Your objective >> Up to and including the line with "const line = d3.line<number>().x((_, i)", reproduce the listing below exactly, beginning at its first line.

◆ ◆ ◆

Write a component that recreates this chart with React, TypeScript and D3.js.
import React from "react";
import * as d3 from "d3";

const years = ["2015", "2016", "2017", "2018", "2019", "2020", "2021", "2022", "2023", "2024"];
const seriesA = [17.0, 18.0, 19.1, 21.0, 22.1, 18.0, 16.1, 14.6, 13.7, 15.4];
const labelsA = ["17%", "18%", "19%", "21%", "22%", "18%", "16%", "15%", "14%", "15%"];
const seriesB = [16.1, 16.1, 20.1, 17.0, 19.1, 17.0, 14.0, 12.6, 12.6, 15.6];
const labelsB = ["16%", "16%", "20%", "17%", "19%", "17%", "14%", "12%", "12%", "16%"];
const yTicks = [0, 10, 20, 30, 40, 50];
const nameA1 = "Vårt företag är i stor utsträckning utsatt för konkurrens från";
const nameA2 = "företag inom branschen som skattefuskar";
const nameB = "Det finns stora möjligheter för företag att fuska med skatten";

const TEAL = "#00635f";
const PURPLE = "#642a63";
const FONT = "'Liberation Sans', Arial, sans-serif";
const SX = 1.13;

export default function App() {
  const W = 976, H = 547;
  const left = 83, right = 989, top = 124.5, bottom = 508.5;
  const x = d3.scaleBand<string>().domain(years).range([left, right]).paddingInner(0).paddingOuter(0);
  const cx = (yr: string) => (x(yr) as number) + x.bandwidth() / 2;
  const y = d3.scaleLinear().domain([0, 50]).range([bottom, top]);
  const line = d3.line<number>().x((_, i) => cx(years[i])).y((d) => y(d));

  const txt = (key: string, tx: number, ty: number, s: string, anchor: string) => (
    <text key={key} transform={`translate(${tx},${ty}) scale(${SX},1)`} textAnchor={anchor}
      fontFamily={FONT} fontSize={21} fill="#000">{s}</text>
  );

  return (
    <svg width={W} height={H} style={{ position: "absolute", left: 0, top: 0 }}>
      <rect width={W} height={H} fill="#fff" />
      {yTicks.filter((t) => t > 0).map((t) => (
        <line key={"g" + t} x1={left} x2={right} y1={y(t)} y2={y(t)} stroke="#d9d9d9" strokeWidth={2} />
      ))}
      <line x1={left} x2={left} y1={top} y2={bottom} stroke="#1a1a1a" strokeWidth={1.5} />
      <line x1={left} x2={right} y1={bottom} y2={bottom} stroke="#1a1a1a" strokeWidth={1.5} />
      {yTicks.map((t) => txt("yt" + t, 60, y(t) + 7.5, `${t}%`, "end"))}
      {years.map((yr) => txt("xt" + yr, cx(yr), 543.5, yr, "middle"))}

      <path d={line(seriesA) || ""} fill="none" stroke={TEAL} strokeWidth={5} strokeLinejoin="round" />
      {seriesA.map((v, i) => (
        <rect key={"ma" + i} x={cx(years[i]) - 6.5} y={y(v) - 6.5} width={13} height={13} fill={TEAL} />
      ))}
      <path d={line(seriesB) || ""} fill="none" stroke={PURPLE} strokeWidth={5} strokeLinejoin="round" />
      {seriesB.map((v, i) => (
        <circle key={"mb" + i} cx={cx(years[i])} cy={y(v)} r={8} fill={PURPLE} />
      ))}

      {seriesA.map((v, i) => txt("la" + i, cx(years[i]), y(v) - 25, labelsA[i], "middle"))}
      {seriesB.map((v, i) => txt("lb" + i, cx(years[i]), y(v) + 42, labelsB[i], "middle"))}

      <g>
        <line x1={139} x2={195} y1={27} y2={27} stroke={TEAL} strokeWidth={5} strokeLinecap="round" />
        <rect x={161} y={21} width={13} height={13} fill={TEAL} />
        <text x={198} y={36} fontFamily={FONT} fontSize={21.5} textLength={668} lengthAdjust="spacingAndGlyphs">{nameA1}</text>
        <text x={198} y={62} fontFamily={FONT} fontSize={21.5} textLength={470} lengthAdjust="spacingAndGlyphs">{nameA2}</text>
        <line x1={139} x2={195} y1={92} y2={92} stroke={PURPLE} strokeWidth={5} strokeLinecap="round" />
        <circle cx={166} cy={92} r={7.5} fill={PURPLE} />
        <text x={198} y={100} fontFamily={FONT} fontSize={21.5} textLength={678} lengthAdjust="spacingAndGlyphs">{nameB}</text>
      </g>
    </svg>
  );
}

◆ ◆ ◆

The response >>
Write a component that recreates this chart with React, TypeScript and D3.js.
import React from "react";
import * as d3 from "d3";

const years = ["2015", "2016", "2017", "2018", "2019", "2020", "2021", "2022", "2023", "2024"];
const seriesA = [17.0, 18.0, 19.1, 21.0, 22.1, 18.0, 16.1, 14.6, 13.7, 15.4];
const labelsA = ["17%", "18%", "19%", "21%", "22%", "18%", "16%", "15%", "14%", "15%"];
const seriesB = [16.1, 16.1, 20.1, 17.0, 19.1, 17.0, 14.0, 12.6, 12.6, 15.6];
const labelsB = ["16%", "16%", "20%", "17%", "19%", "17%", "14%", "12%", "12%", "16%"];
const yTicks = [0, 10, 20, 30, 40, 50];
const nameA1 = "Vårt företag är i stor utsträckning utsatt för konkurrens från";
const nameA2 = "företag inom branschen som skattefuskar";
const nameB = "Det finns stora möjligheter för företag att fuska med skatten";

const TEAL = "#00635f";
const PURPLE = "#642a63";
const FONT = "'Liberation Sans', Arial, sans-serif";
const SX = 1.13;

export default function App() {
  const W = 976, H = 547;
  const left = 83, right = 989, top = 124.5, bottom = 508.5;
  const x = d3.scaleBand<string>().domain(years).range([left, right]).paddingInner(0).paddingOuter(0);
  const cx = (yr: string) => (x(yr) as number) + x.bandwidth() / 2;
  const y = d3.scaleLinear().domain([0, 50]).range([bottom, top]);
  const line = d3.line<number>().x((_, i) => cx(years[i])).y((d) => y(d));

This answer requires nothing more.